Adbri has reported an 8.4 per cent YoY increase in revenue in 2022 to AUD1.7bn (US$1142m), driven by price increases and volume growth across most product lines. Statutory net profit after tax came in at AUD102.6m, down from AUD116.7m in the previous year, due to higher operating costs as a result of inflation, particularly energy costs and wet weather events. Capital expenditure in 2022 stood at AUD255.1m, up from AUD140.5m in the previous year, due to the spend on the Kwinana Upgrade project, which is due to the commissioned and become operational in 2024.
In the concrete and aggregates business, revenue advanced 12.5 per cent YoY in 2022, supported by solid demand from residential and infrastructural sectors along with price increases, particularly in the 4Q22. Adbri also completed the Zanows concrete and quarries acquisition, extending its vertically integrated footprint and adding to its network of concrete assets in southeast Queensland.
Revenue in the lime business in 2022 was in line with the previous year, despite volumes falling by 11 per cent.
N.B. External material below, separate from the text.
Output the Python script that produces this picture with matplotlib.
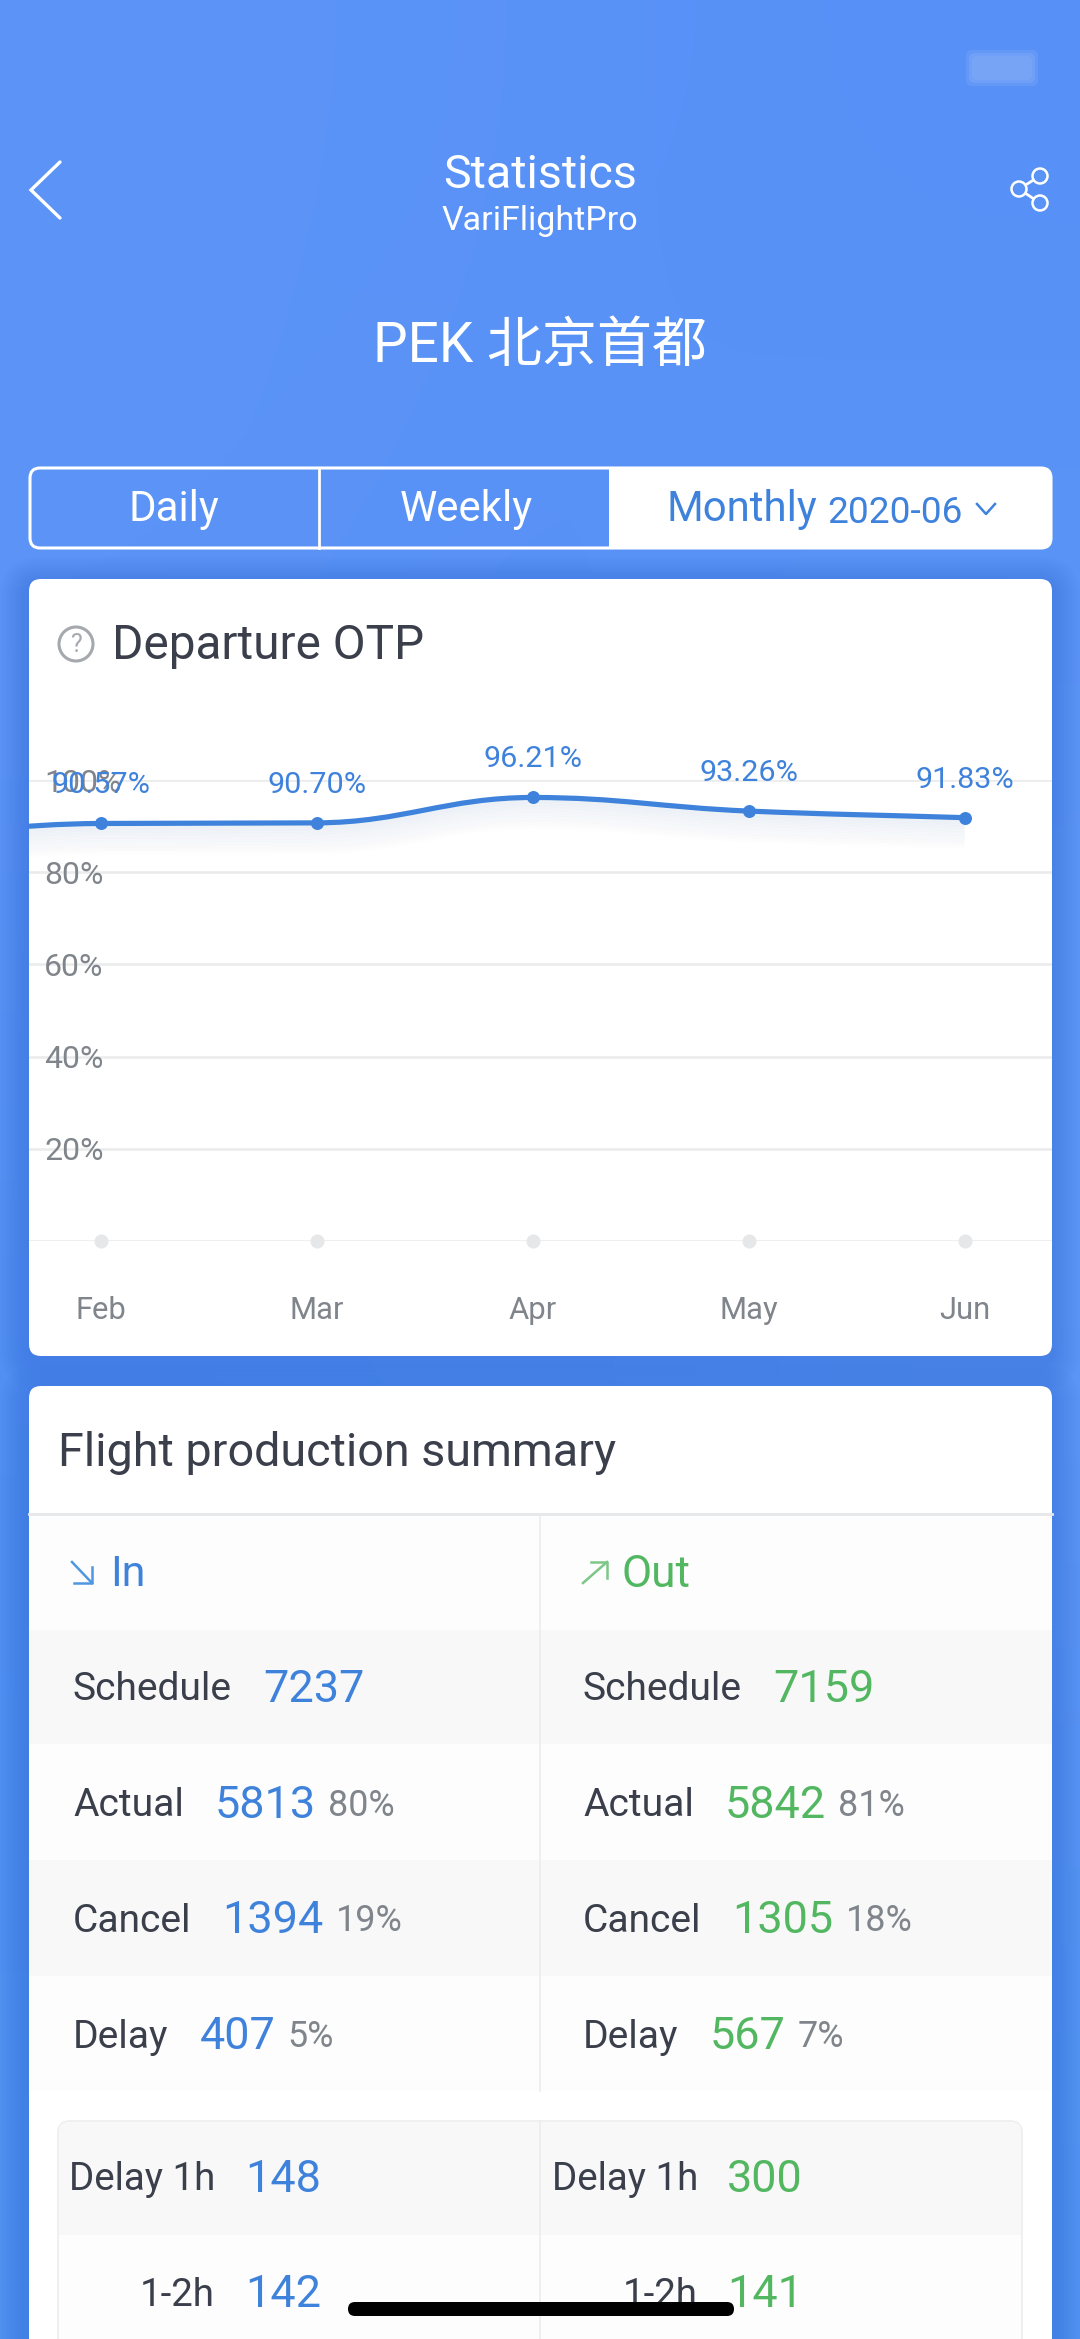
"""
VariFlight statistics screen, drawn in pixel coords on one big axes plus the otp chart axes
"""

import numpy as np
import matplotlib
matplotlib.use('Agg')
import matplotlib.pyplot as plt
from matplotlib.colors import to_rgb
from matplotlib.patches import FancyBboxPatch, Rectangle, Circle, PathPatch
from matplotlib.path import Path
from matplotlib.transforms import ScaledTranslation

plt.rcParams['font.family'] = ['Roboto', 'Noto Sans CJK SC', 'DejaVu Sans']

# otp chart data (jan is off screen, only its line end shows)
months = ['Jan', 'Feb', 'Mar', 'Apr', 'May', 'Jun']
otp = [87.0, 90.57, 90.70, 96.21, 93.26, 91.83]
otp_labels = ['90.57%', '90.70%', '96.21%', '93.26%', '91.83%']
y_ticks = [0, 20, 40, 60, 80, 100]
y_tick_labels = ['', '20%', '40%', '60%', '80%', '100%']

# summary table
row_names = ['Schedule', 'Actual', 'Cancel', 'Delay']
in_values = ['7237', '5813', '1394', '407']
in_shares = ['', '80%', '19%', '5%']
out_values = ['7159', '5842', '1305', '567']
out_shares = ['', '81%', '18%', '7%']

# delay table
delay_names = ['Delay 1h', '1-2h']
delay_in = ['148', '142']
delay_out = ['300', '141']

# background colours
bg_colors = [['#5C94F7', '#5A93F8', '#5790F6'],
             ['#5C93F6', '#5790F5', '#5C96F6'],
             ['#5590F4', '#5490F5', '#5E98F7'],
             ['#4F8EF2', '#5691F4', '#5A94F6'],
             ['#4F91F1', '#5290F2', '#5293F2']]

blue = '#3F82DC'
green = '#52B760'
dark = '#3A3F4B'
gray = '#80858C'
white = 'white'

W, H = 1080, 2339
DPI = 100


def px(size):
  """
  font size from pixels
  """
  return size * 72 / DPI


def card(ax, x0, y0, x1, y1):
  """
  white rounded card with soft shadow
  """
  for i in range(10):
    grow = 28 - i * 2.8
    ax.add_patch(FancyBboxPatch((x0 - grow, y0 - grow + 6), x1 - x0 + 2 * grow, y1 - y0 + 2 * grow, boxstyle='round,pad=0,rounding_size={}'.format(12 + grow), fc='#2A66CF', ec='none', alpha=0.035, zorder=2))
  ax.add_patch(FancyBboxPatch((x0, y0), x1 - x0, y1 - y0, boxstyle='round,pad=0,rounding_size=12', fc=white, ec='none', zorder=3))


def run_text(ax, fig, x, y, parts):
  """
  draw text pieces one after another, parts = (text, size, color, gap after)
  """
  rend = fig.canvas.get_renderer()
  for text, size, color, gap in parts:
    if text == '':
      continue
    t = ax.text(x, y, text, fontsize=px(size), color=color, va='center', ha='left', zorder=6)
    x = t.get_window_extent(rend).x1 * W / fig.bbox.width + gap


def smooth_path(xs, ys):
  """
  bezier path through the points, monotone tangents, flat at peaks
  """
  xs, ys = np.asarray(xs, float), np.asarray(ys, float)
  d = np.diff(ys) / np.diff(xs)
  m = np.zeros(len(xs))
  m[0], m[-1] = d[0], d[-1]
  for i in range(1, len(xs) - 1):
    if d[i - 1] * d[i] > 0:
      m[i] = 2 * d[i - 1] * d[i] / (d[i - 1] + d[i])
  verts, codes = [(xs[0], ys[0])], [Path.MOVETO]
  for i in range(len(xs) - 1):
    h = (xs[i + 1] - xs[i]) * 0.4
    verts += [(xs[i] + h, ys[i] + m[i] * h), (xs[i + 1] - h, ys[i + 1] - m[i + 1] * h), (xs[i + 1], ys[i + 1])]
    codes += [Path.CURVE4] * 3
  return Path(verts, codes)


fig = plt.figure(figsize=(W / DPI, H / DPI), dpi=DPI)
fig.canvas.draw()

# --
# background and pixel axes

ax = fig.add_axes([0, 0, 1, 1])
ax.set_xlim(0, W)
ax.set_ylim(H, 0)
ax.axis('off')
bg = np.array([[to_rgb(c) for c in row] for row in bg_colors])
ax.imshow(bg, extent=(0, W, H, 0), aspect='auto', interpolation='bicubic', zorder=0)
ax.set_xlim(0, W)
ax.set_ylim(H, 0)

# blurred status bar
for grow in [0, 3, 6]:
  ax.add_patch(FancyBboxPatch((972 - grow, 56 - grow), 60 + 2 * grow, 24 + 2 * grow, boxstyle='round,pad=0,rounding_size=6', fc='#9DBDF8', ec='none', alpha=0.2, zorder=1))

# --
# header

ax.plot([60, 31, 60], [162, 190, 218], color=white, lw=2.4, solid_capstyle='round', solid_joinstyle='miter', zorder=6)
ax.plot([1040, 1019, 1040], [176, 189, 203], color=white, lw=2.0, zorder=6)
for c in [(1040, 176), (1019, 189), (1040, 203)]:
  ax.add_patch(Circle(c, 7.5, fc='#5A93F6', ec=white, lw=1.8, zorder=7))

ax.text(540, 175, 'Statistics', fontsize=px(46.5), color=white, ha='center', va='center', zorder=6)
ax.text(540, 221, 'VariFlightPro', fontsize=px(34), color=white, ha='center', va='center', zorder=6)
ax.text(540, 347, 'PEK 北京首都', fontsize=px(55), color=white, ha='center', va='center', zorder=6)

# --
# tabs

ax.add_patch(FancyBboxPatch((609, 467), 443, 82, boxstyle='round,pad=0,rounding_size=10', fc=white, ec='none', zorder=3))
ax.add_patch(Rectangle((609, 467), 20, 82, fc=white, ec='none', zorder=3))
ax.add_patch(FancyBboxPatch((30, 468), 1021, 80, boxstyle='round,pad=0,rounding_size=10', fc='none', ec=white, lw=2.2, zorder=4))
ax.plot([319, 319], [468, 548], color=white, lw=2.0, zorder=4)
ax.text(174, 510, 'Daily', fontsize=px(42), color=white, ha='center', va='center', zorder=6)
ax.text(466, 510, 'Weekly', fontsize=px(42), color=white, ha='center', va='center', zorder=6)
ax.text(666, 510, 'Monthly', fontsize=px(42), color=blue, ha='left', va='center', zorder=6)
ax.text(827, 513, '2020-06', fontsize=px(37), color=blue, ha='left', va='center', zorder=6)
ax.plot([977, 986, 995], [504, 514, 504], color=blue, lw=1.8, zorder=6)

# --
# otp card

card(ax, 29, 579, 1052, 1356)
ax.add_patch(Circle((76, 644), 17, fc=white, ec='#A5A9AE', lw=2.2, zorder=5))
ax.text(76, 645, '?', fontsize=px(25), color='#A5A9AE', ha='center', va='center', zorder=6)
ax.text(112, 646, 'Departure OTP', fontsize=px(47.7), color=dark, ha='left', va='center', zorder=6)

# --
# summary card, runs past the bottom of the screen

card(ax, 29, 1386, 1052, H + 60)
ax.text(58, 1453, 'Flight production summary', fontsize=px(46.8), color=dark, ha='left', va='center', zorder=6)
ax.plot([29, 1052], [1514, 1514], color='#E6E7E9', lw=2, zorder=4)

# row bands
band_edges = [1516, 1630, 1744, 1860, 1976, 2091]
band_colors = ['#FDFDFD', '#F8F8F8', '#FDFDFD', '#F8F8F8', '#FDFDFD']
for i, c in enumerate(band_colors):
  ax.add_patch(Rectangle((29, band_edges[i]), 1023, band_edges[i + 1] - band_edges[i], fc=c, ec='none', zorder=4))
ax.plot([540, 540], [1516, 2091], color='#ECEDEE', lw=1.2, zorder=5)

# in / out headers
ax.plot([72, 92], [1562, 1583], color='#4F97E0', lw=1.8, zorder=6)
ax.plot([74, 92, 92], [1583, 1583, 1567], color='#4F97E0', lw=1.8, zorder=6)
ax.plot([583, 607], [1583, 1562], color='#7CC787', lw=1.8, zorder=6)
ax.plot([591, 607, 607], [1562, 1562, 1578], color='#7CC787', lw=1.8, zorder=6)
ax.text(110, 1575, 'In', fontsize=px(43), color=blue, ha='left', va='center', zorder=6)
ax.text(622, 1575, 'Out', fontsize=px(44), color=green, ha='left', va='center', zorder=6)

row_y = [1690, 1806, 1921, 2037]
for i, name in enumerate(row_names):
  run_text(ax, fig, 73, row_y[i], [(name, 39, dark, 31), (in_values[i], 45, blue, 12), (in_shares[i], 36, gray, 0)])
  run_text(ax, fig, 583, row_y[i], [(name, 39, dark, 31), (out_values[i], 45, green, 12), (out_shares[i], 36, gray, 0)])

# delay box
ax.add_patch(FancyBboxPatch((58, 2121), 964, 330, boxstyle='round,pad=0,rounding_size=12', fc='#FDFDFD', ec='#EDEEEF', lw=1.2, zorder=4))
ax.add_patch(FancyBboxPatch((59, 2122), 962, 60, boxstyle='round,pad=0,rounding_size=12', fc='#F8F8F8', ec='none', zorder=4))
ax.add_patch(Rectangle((59, 2150), 962, 85, fc='#F8F8F8', ec='none', zorder=4))
ax.plot([540, 540], [2121, H], color='#ECEDEE', lw=1.2, zorder=5)

delay_y = [2180, 2295]
for i, name in enumerate(delay_names):
  ax.text(215, delay_y[i], name, fontsize=px(38.5), color=dark, ha='right', va='center', zorder=6)
  ax.text(245, delay_y[i], delay_in[i], fontsize=px(45), color=blue, ha='left', va='center', zorder=6)
  ax.text(698, delay_y[i], name, fontsize=px(38.5), color=dark, ha='right', va='center', zorder=6)
  ax.text(727, delay_y[i], delay_out[i], fontsize=px(45), color=green, ha='left', va='center', zorder=6)

# home indicator
ax.add_patch(FancyBboxPatch((348, 2302), 386, 14, boxstyle='round,pad=0,rounding_size=7', fc='black', ec='none', zorder=9))

# --
# otp chart, axes spans the 0-100 gridlines of the card

x_first, x_step = 101, 215.9
left, right, top, bottom = 29, 1052, 780, 1241
ax_c = fig.add_axes([left / W, 1 - bottom / H, (right - left) / W, (bottom - top) / H])
ax_c.patch.set_visible(False)
for s in ax_c.spines.values():
  s.set_visible(False)

idx = np.arange(len(months))
ax_c.set_xlim(1 + (left - x_first) / x_step, 1 + (right - x_first) / x_step)
ax_c.set_ylim(0, 100)

ax_c.set_yticks(y_ticks, y_tick_labels)
ax_c.set_xticks(idx[1:], months[1:])
ax_c.tick_params(axis='y', length=0, pad=-px(15), labelsize=px(32), labelcolor=gray)
ax_c.tick_params(axis='x', length=0, pad=px(55), labelsize=px(31), labelcolor=gray)
for t in ax_c.get_yticklabels():
  t.set_ha('left')
ax_c.grid(axis='y', color='#EAEBEC', lw=1.8, zorder=1)
ax_c.set_axisbelow(True)

# line shadow, same curve stacked downwards
line = smooth_path(idx, otp)
for off in np.arange(1, 30, 1.5):
  shift = ax_c.transData + ScaledTranslation(0, -off / DPI, fig.dpi_scale_trans)
  ax_c.add_patch(PathPatch(line, fc='none', ec='#3F6FA8', lw=px(5), alpha=0.03 * (1 - off / 32), transform=shift, zorder=2))

ax_c.add_patch(PathPatch(line, fc='none', ec='#3F82DC', lw=px(5.2), zorder=3))
ax_c.plot(idx[1:], otp[1:], 'o', color='#3F82DC', ms=px(13), mew=0, zorder=4)
ax_c.plot(idx[1:], np.zeros(len(idx) - 1), 'o', color='#E6E7E9', ms=px(14), mew=0, clip_on=False, zorder=4)

for i, label in zip(idx[1:], otp_labels):
  ax_c.annotate(label, (i, otp[i]), xytext=(0, px(38)), textcoords='offset points', ha='center', va='center', fontsize=px(30.5), color=blue, zorder=5)

plt.savefig('out.png', dpi=DPI)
Average selling prices advanced by 11.4 per cent as a number of companies switched from imported product to domestic supplies.
Commenting on the results, Mark Irwin, Adbri’s new chief executive officer, effective from 28 February 2023, said “Demand for Adbri’s products remained strong, with volume growth delivered across most product lines and price increases driving 8.4 per cent growth in revenue year-on-year to AUD1.7bn. Our full year profit result was impacted by higher operating costs caused by inflationary pressures and wet weather events. Despite some significant operational headwinds during the year, the company made solid progress on a number of strategic initiatives, including our Kwinana Upgrade project, growth of our concrete and aggregates footprint through the Zanows acquisition, further recovery in our lime business, increased exposure to the infrastructure sector and divestment of some surplus land holdings.”
For 2023, the company anticipates cost headwinds to persist, but strong demand for products and the benefits of price increases should “rebuild resilience and margin”.
Adbri has also released its latest sustainability report. In 2022 the company’s total operational Scope 1 and Scope 2 greenhouse gas emissions fell by 183,463t CO2e, compared to the previous year. However, clinker and lime production continued to generate a large percentage of its total operational emissions, at 96 per cent.
In May 2022 Adbri announced its Net Zero Emissions (NZE) Roadmap setting new medium-term emissions reduction targets for cement, lime and electricity, working towards the goal of net zero emissions by 2050. Collaboration with partners forms a key action of its Roadmap. As part of this, Adbri remains in consultation with government and regulatory bodies as they seek to embed emission reduction targets and measures into legislation, including the Safeguard Mechanism reform, according to the company.